- Aim: Print only the lines from the top of the data through the line with "const diagonalEnd = -1.904;", both included, skipping every picture.

- Supplied information:

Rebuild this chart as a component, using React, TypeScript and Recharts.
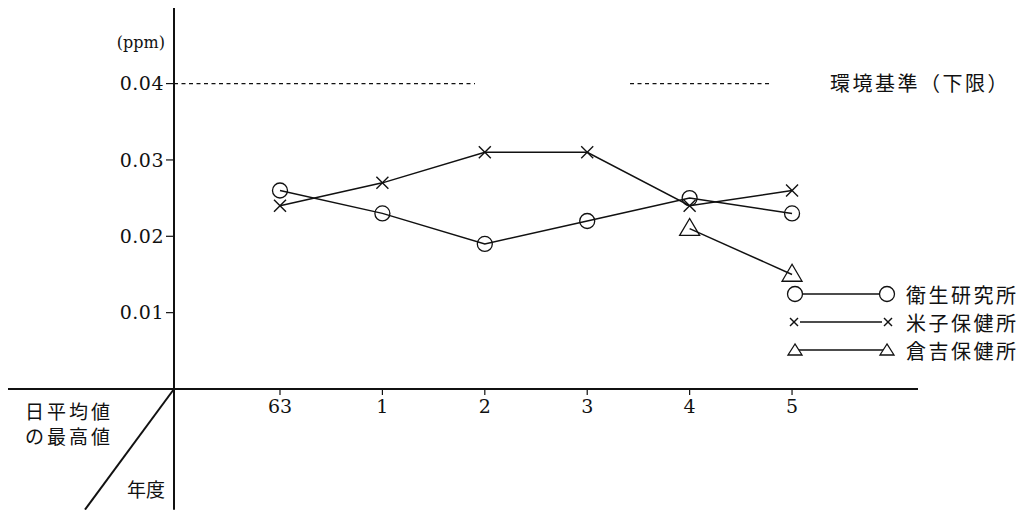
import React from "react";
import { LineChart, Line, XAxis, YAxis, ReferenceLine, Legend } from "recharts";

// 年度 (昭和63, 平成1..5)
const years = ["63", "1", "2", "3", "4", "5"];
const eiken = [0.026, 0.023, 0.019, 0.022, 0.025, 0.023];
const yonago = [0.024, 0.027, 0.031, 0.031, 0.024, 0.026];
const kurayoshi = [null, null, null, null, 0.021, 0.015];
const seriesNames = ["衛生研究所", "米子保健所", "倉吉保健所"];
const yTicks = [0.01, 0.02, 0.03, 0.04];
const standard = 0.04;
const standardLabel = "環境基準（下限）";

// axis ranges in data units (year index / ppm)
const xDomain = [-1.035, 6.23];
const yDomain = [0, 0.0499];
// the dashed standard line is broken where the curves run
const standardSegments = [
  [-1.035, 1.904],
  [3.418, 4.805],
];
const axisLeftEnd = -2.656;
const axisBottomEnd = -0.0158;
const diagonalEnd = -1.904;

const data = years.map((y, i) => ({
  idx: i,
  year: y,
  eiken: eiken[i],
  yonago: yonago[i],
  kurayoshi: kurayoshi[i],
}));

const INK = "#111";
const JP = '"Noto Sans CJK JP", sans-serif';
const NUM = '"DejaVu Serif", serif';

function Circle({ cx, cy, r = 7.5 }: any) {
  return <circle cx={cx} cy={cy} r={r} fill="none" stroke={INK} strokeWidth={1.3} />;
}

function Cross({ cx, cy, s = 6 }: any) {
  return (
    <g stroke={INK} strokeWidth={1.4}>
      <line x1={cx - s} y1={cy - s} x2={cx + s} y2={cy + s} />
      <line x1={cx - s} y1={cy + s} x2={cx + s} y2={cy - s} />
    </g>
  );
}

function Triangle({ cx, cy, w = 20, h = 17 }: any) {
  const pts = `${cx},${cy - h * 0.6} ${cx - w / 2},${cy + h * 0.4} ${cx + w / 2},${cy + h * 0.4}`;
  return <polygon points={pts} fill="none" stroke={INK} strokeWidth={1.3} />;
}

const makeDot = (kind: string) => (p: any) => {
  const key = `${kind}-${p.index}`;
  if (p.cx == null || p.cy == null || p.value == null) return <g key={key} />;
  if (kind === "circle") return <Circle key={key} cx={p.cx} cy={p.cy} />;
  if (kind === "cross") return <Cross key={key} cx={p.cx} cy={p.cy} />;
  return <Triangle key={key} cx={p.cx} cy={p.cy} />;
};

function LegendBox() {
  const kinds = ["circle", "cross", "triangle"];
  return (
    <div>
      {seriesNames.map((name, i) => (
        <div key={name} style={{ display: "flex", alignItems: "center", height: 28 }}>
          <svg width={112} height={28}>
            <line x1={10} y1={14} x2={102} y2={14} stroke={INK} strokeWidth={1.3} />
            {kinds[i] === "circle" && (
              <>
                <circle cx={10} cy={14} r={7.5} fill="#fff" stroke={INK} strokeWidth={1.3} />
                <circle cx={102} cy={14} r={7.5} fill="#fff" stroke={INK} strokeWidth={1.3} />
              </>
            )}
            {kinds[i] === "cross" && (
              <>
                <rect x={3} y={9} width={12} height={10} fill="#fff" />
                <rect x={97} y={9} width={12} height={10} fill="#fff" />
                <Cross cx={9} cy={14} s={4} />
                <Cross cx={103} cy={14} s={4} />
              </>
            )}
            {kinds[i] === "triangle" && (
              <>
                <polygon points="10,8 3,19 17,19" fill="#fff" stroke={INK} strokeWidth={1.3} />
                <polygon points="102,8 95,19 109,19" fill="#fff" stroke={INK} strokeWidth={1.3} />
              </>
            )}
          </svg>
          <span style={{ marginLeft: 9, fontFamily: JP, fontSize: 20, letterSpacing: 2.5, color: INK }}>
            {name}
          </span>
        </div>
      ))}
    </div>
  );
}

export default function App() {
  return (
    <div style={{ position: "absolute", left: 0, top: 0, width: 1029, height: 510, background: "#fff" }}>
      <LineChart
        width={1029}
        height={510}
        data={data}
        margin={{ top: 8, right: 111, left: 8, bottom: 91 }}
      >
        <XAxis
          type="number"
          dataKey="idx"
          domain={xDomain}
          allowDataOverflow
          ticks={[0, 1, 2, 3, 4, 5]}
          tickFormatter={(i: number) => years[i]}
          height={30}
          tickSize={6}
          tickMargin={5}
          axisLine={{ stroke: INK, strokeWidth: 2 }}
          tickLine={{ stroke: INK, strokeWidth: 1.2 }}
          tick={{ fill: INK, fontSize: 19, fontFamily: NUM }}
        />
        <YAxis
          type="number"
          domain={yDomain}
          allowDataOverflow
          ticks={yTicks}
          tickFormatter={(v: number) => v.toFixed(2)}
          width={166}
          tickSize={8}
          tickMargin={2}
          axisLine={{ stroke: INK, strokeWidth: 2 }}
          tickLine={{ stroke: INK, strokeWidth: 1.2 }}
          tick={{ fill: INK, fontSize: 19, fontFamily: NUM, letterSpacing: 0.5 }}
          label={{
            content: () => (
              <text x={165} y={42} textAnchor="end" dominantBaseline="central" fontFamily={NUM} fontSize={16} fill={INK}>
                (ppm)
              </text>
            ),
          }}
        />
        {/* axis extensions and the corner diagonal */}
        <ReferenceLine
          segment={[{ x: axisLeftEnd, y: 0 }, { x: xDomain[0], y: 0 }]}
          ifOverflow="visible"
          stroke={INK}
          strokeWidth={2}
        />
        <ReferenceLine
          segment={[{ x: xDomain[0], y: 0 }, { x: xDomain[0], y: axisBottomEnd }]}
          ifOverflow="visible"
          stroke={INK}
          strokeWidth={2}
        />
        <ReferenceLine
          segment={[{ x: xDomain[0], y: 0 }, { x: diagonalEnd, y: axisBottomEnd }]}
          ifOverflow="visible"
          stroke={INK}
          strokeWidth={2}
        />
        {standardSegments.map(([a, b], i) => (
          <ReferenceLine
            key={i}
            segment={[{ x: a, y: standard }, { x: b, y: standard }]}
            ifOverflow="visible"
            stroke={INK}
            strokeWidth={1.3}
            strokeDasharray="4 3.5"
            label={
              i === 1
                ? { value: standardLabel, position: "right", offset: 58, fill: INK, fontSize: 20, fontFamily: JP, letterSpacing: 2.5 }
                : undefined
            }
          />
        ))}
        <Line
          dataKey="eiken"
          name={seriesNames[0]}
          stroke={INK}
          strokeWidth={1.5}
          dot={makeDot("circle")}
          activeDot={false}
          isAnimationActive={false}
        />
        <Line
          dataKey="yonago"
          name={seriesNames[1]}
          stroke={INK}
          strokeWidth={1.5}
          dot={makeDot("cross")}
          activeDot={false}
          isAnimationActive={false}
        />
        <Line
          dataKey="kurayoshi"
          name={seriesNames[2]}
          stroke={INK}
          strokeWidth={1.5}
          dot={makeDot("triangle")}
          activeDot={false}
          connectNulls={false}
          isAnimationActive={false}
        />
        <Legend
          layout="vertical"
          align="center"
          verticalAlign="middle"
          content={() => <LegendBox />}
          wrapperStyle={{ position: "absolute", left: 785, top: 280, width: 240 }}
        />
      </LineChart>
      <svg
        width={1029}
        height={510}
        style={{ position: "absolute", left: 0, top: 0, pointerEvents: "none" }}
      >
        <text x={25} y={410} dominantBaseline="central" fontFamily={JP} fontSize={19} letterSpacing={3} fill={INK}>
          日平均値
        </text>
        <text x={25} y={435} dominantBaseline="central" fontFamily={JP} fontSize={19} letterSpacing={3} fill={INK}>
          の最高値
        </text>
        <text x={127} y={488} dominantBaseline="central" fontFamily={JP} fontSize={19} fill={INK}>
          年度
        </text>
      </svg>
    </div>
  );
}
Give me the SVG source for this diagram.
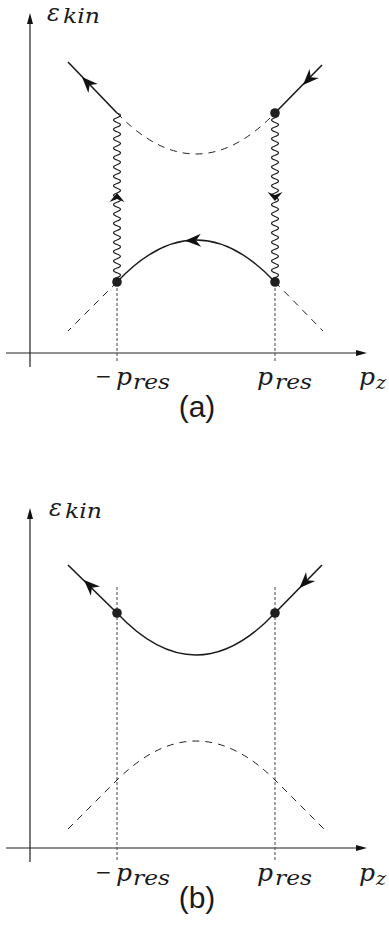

- Response to the task:
Rebuild this chart as a component, using React, TypeScript and Recharts.
import React from "react";
import { LineChart, Line, XAxis, YAxis, ReferenceLine, Legend } from "recharts";

// 年度 (昭和63, 平成1..5)
const years = ["63", "1", "2", "3", "4", "5"];
const eiken = [0.026, 0.023, 0.019, 0.022, 0.025, 0.023];
const yonago = [0.024, 0.027, 0.031, 0.031, 0.024, 0.026];
const kurayoshi = [null, null, null, null, 0.021, 0.015];
const seriesNames = ["衛生研究所", "米子保健所", "倉吉保健所"];
const yTicks = [0.01, 0.02, 0.03, 0.04];
const standard = 0.04;
const standardLabel = "環境基準（下限）";

// axis ranges in data units (year index / ppm)
const xDomain = [-1.035, 6.23];
const yDomain = [0, 0.0499];
// the dashed standard line is broken where the curves run
const standardSegments = [
  [-1.035, 1.904],
  [3.418, 4.805],
];
const axisLeftEnd = -2.656;
const axisBottomEnd = -0.0158;
const diagonalEnd = -1.904;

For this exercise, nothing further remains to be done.